TASK TO CARRY OUT | Nothing beyond the line containing "points = list(range(1, 41))" is to be printed; print exactly each line from the start of the records below through that line, leaving out pictures.

--- begin TASK INPUT ---

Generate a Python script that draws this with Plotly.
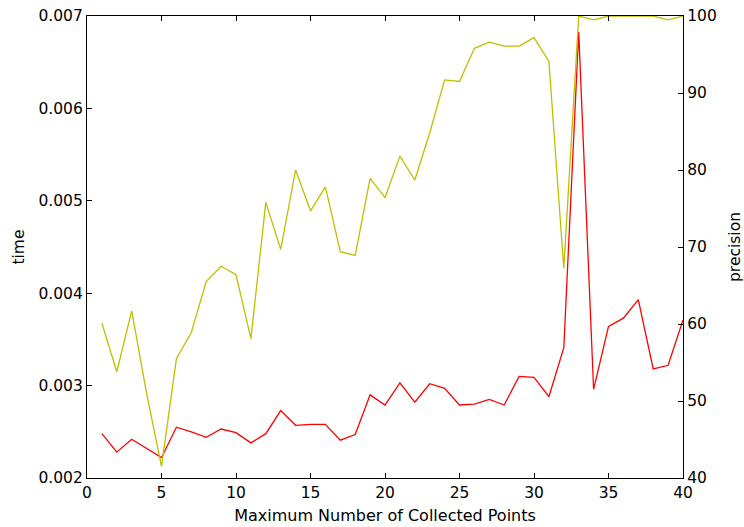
import plotly.graph_objects as go

# Maximum number of collected points (x axis)
points = list(range(1, 41))

# Time per run (left axis)
time_vals = [
    0.00248, 0.00228, 0.00242, 0.00232, 0.00222, 0.00255, 0.00250, 0.00244,
    0.00253, 0.00249, 0.00238, 0.00248, 0.00273, 0.00257, 0.00258, 0.00258,
    0.00241, 0.00247, 0.00290, 0.00279, 0.00303, 0.00282, 0.00302, 0.00297,
    0.00279, 0.00280, 0.00285, 0.00279, 0.00310, 0.00309, 0.00288, 0.00341,
    0.00683, 0.00296, 0.00364, 0.00373, 0.00393, 0.00318, 0.00322, 0.00371,
]

# Precision (right axis)
precision_vals = [
    60.1, 53.8, 61.7, 51.0, 41.5, 55.5, 58.9, 65.5,
    67.5, 66.4, 58.1, 75.8, 69.7, 80.0, 74.7, 77.8,
    69.4, 68.9, 78.9, 76.4, 81.8, 78.7, 84.8, 91.7,
    91.5, 95.8, 96.6, 96.1, 96.1, 97.2, 94.1, 67.2,
    100.0, 99.5, 100.0, 100.0, 100.0, 100.0, 99.5, 100.0,
]

x_ticks = [0, 5, 10, 15, 20, 25, 30, 35, 40]
time_ticks = [0.002, 0.003, 0.004, 0.005, 0.006, 0.007]
precision_ticks = [40, 50, 60, 70, 80, 90, 100]

FONT = "DejaVu Sans"

fig = go.Figure()
fig.add_trace(go.Scatter(
    x=points, y=time_vals, mode="lines", name="time",
    line=dict(color="#ff0000", width=1.3), yaxis="y",
))
fig.add_trace(go.Scatter(
    x=points, y=precision_vals, mode="lines", name="precision",
    line=dict(color="#bfbf00", width=1.3), yaxis="y2",
))

axis_common = dict(
    showgrid=False, zeroline=False, showline=True, linecolor="black",
    linewidth=1.2, ticks="inside", ticklen=5, tickwidth=1, tickcolor="black",
    tickfont=dict(family=FONT, size=15.5, color="black"),
    automargin=False,
)

fig.update_layout(
    width=744, height=527,
    margin=dict(l=87, r=61, t=16, b=49),
    paper_bgcolor="white", plot_bgcolor="white",
    showlegend=False,
    font=dict(family=FONT, size=15.5, color="black"),
    xaxis=dict(
        range=[0, 40], tickvals=x_ticks, mirror="ticks",
        title=dict(text="Maximum Number of Collected Points",
                   font=dict(family=FONT, size=16), standoff=9),
        **axis_common,
    ),
    yaxis=dict(
        range=[0.002, 0.007], tickvals=time_ticks, tickformat=".3f",
        title=dict(text="time", font=dict(family=FONT, size=15.5), standoff=9),
        **axis_common,
    ),
    yaxis2=dict(
        range=[40, 100], tickvals=precision_ticks, overlaying="y", side="right",
        title=dict(text="precision", font=dict(family=FONT, size=15.5), standoff=14),
        **axis_common,
    ),
)

fig.write_html("out.html")
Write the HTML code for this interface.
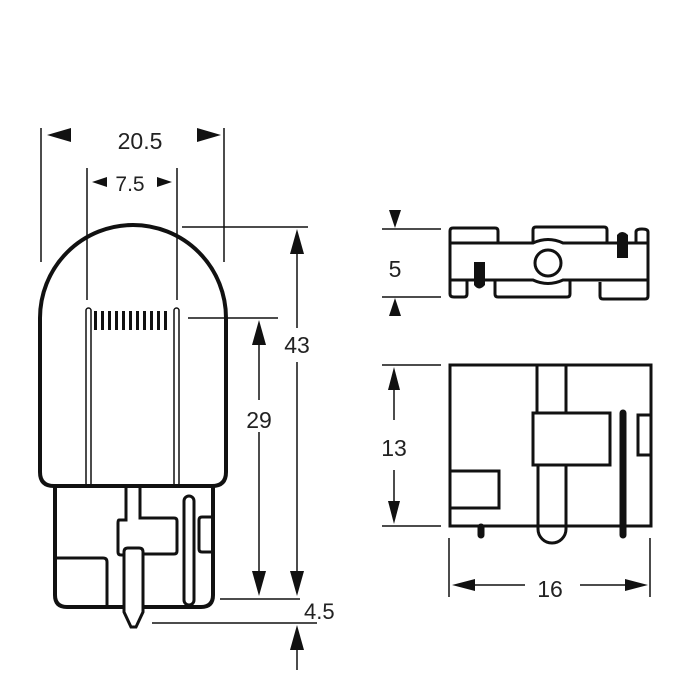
<!DOCTYPE html>
<html><head><style>
html,body{margin:0;padding:0;background:#fff;}
svg{display:block;}
text{font-family:"Liberation Sans",sans-serif;fill:#222;}
</style></head><body>
<svg width="700" height="700" viewBox="0 0 700 700" xmlns="http://www.w3.org/2000/svg">
<g fill="none" stroke="#111" stroke-linecap="butt">
<path d="M40,318 A93,93 0 0 1 226,318 L226,472 Q226,486 212,486 L54,486 Q40,486 40,472 Z" stroke-width="4"/>
<rect x="86" y="308" width="5" height="178" rx="2.5" stroke-width="1.5"/>
<rect x="174" y="308" width="5" height="178" rx="2.5" stroke-width="1.5"/>
<path d="M55,487 L55,595 Q55,607 67,607 L201,607 Q213,607 213,595 L213,487" stroke-width="4"/>
<path d="M126,487 L126,520 L119,520 Q118,520 118,523 L118,552 Q118,555 121,555 L124,555" stroke-width="3"/>
<path d="M140,487 L140,518 L174,518 Q177,518 177,521 L177,551 Q177,554 174,554 L143,554" stroke-width="3"/>
<path d="M124,552 Q124,548 128,548 L139,548 Q143,548 143,552 L143,612 L136,627 L131,627 L124,612 Z" stroke-width="3" fill="#fff"/>
<path d="M55,558 L103,558 Q107,558 107,562 L107,606" stroke-width="3"/>
<rect x="184" y="496" width="10" height="109" rx="5" stroke-width="3"/>
<path d="M213,517 L202,517 Q199,517 199,520 L199,549 Q199,552 202,552 L213,552" stroke-width="3"/>
</g>
<g fill="#111">
<rect x="94" y="311" width="3" height="19"/><rect x="101" y="311" width="3" height="19"/><rect x="108" y="311" width="3" height="19"/><rect x="115" y="311" width="3" height="19"/><rect x="122" y="311" width="3" height="19"/><rect x="129" y="311" width="3" height="19"/><rect x="136" y="311" width="3" height="19"/><rect x="143" y="311" width="3" height="19"/><rect x="150" y="311" width="3" height="19"/><rect x="157" y="311" width="3" height="19"/><rect x="164" y="311" width="3" height="19"/>
</g>
<g stroke="#111" stroke-width="1.5">
<line x1="41" y1="128" x2="41" y2="262"/>
<line x1="224" y1="128" x2="224" y2="262"/>
<line x1="87" y1="168" x2="87" y2="300"/>
<line x1="177" y1="168" x2="177" y2="300"/>
<line x1="182" y1="227" x2="308" y2="227"/>
<line x1="188" y1="318" x2="278" y2="318"/>
<line x1="297" y1="250" x2="297" y2="328"/>
<line x1="297" y1="362" x2="297" y2="575"/>
<line x1="259" y1="340" x2="259" y2="400"/>
<line x1="259" y1="432" x2="259" y2="575"/>
<line x1="220" y1="599" x2="300" y2="599"/>
<line x1="152" y1="623" x2="317" y2="623"/>
<line x1="297" y1="645" x2="297" y2="670"/>
</g>
<g fill="#111">
<polygon points="47,135 71,128 71,142"/>
<polygon points="221,135 197,128 197,142"/>
<polygon points="92,182 107,177 107,187"/>
<polygon points="172,182 157,177 157,187"/>
<polygon points="297,229 290,254 304,254"/>
<polygon points="297,596 290,571 304,571"/>
<polygon points="259,320 252,345 266,345"/>
<polygon points="259,596 252,571 266,571"/>
<polygon points="297,625 290,650 304,650"/>
</g>
<text x="140" y="149" font-size="23" text-anchor="middle">20.5</text>
<text x="130" y="191" font-size="21" text-anchor="middle">7.5</text>
<text x="297" y="353" font-size="23" text-anchor="middle">43</text>
<text x="259" y="428" font-size="23" text-anchor="middle">29</text>
<text x="304" y="619" font-size="22">4.5</text>

<g fill="none" stroke="#111" stroke-width="3">
<path d="M450,243 L450,231 Q450,228 453,228 L495,228 Q498,228 498,231 L498,243"/>
<path d="M533,243 L533,230 Q533,227 536,227 L604,227 Q607,227 607,230 L607,243"/>
<path d="M636,243 L636,232 Q636,229 642,229 Q648,229 648,232 L648,243"/>
<path d="M450,243 L533,243 Q548,236 563,243 L648,243 L648,280 L563,280 Q548,287 533,280 L450,280 Z"/>
<circle cx="548" cy="263" r="13"/>
<path d="M450,280 L450,294 Q450,297 454,297 L464,297 Q467,297 467,294 L467,280"/>
<path d="M495,280 L495,294 Q495,297 498,297 L567,297 Q570,297 570,294 L570,280"/>
<path d="M600,282 L600,296 Q600,299 603,299 L645,299 Q648,299 648,296 L648,280"/>
</g>
<g fill="#111">
<path d="M617,258 L617,235 Q622,229 628,235 L628,258 Z"/>
<path d="M474,262 L485,262 L485,285 Q479,292 474,285 Z"/>
</g>
<g stroke="#111" stroke-width="1.5">
<line x1="382" y1="229" x2="441" y2="229"/>
<line x1="382" y1="297" x2="441" y2="297"/>
<line x1="382" y1="365" x2="441" y2="365"/>
<line x1="382" y1="526" x2="441" y2="526"/>
<line x1="394" y1="385" x2="394" y2="420"/>
<line x1="394" y1="470" x2="394" y2="510"/>
<line x1="449" y1="538" x2="449" y2="597"/>
<line x1="650" y1="538" x2="650" y2="597"/>
<line x1="465" y1="585" x2="525" y2="585"/>
<line x1="580" y1="585" x2="635" y2="585"/>
</g>
<g fill="#111">
<polygon points="395,228 389,210 401,210"/>
<polygon points="395,298 389,316 401,316"/>
<polygon points="394,367 388,390 400,390"/>
<polygon points="394,524 388,501 400,501"/>
<polygon points="452,585 475,579 475,591"/>
<polygon points="648,585 625,579 625,591"/>
</g>
<text x="395" y="277" font-size="23" text-anchor="middle">5</text>
<text x="394" y="456" font-size="23" text-anchor="middle">13</text>
<text x="550" y="597" font-size="23" text-anchor="middle">16</text>

<g fill="none" stroke="#111" stroke-width="3">
<rect x="450" y="365" width="201" height="161"/>
<line x1="537" y1="365" x2="537" y2="413"/>
<line x1="566" y1="365" x2="566" y2="413"/>
<rect x="533" y="413" width="77" height="52" fill="#fff"/>
<path d="M538,465 L538,529 A14,14 0 0 0 566,529 L566,465"/>
<rect x="450" y="471" width="49" height="37"/>
<path d="M651,415 L638,415 L638,455 L651,455"/>
</g>
<g stroke="#111" stroke-linecap="round">
<line x1="623" y1="413" x2="623" y2="535" stroke-width="7"/>
<line x1="481" y1="527" x2="481" y2="535" stroke-width="7"/>
</g>
</svg>
</body></html>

--- end TASK INPUT ---

SOLUTION TO THIS PROBLEM |
Generate a Python script that draws this with Plotly.
import plotly.graph_objects as go

# Maximum number of collected points (x axis)
points = list(range(1, 41))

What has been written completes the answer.